Like everyone else, Newman admits to loving the excitement Pacquiao has brought to boxing, a jolt of energy the likes of which we haven’t witnessed since the young Tyson was starching a succession of petrified opponents in the mid- to late-1980s.

“Pacquiao’s incredible appeal is a combination of things,” Newman said. “It’s the absolute passion and fury that he brings into the ring. He has this singular, intense destructive focus. I think there is a realization, and not just by Filipino people, that he’s fighting for more than himself. Every time he steps inside those ropes, he is the heart and soul of a country. It’s almost like every Filipino’s sense of his own worth is tied to Pacquiao’s success.
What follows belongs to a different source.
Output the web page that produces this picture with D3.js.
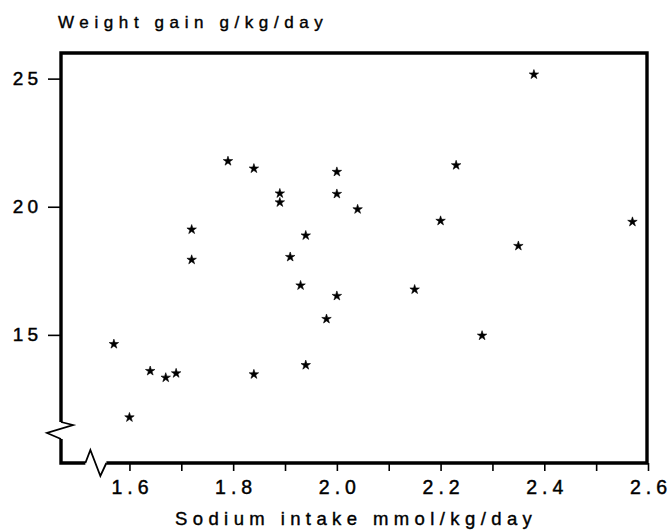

That is an enormous burden for anyone to carry, and I think all of us who watch this guy know that.

“There is a purity to his savagery.”

There is also a certain purity to Mayweather, if a lesser dose of savagery. But it is that which makes “Money” so effective that has Newman thinking he would find a way to take down Pacquiao.

“I’ve observed Floyd Mayweather from the time he was a 4-year-old kid hitting the speed bag,” Newman said. “His boxing IQ is greater than anyone else’s. I’m not saying his skills, power or any of that are best, but his boxing IQ is.

“He simply knows how to win fights. He knows everything there is to know about range, about angles, about how to hit and not to get hit. I think, as an in-the-ring intellectual, Floyd would figure out a way to win this one, too.”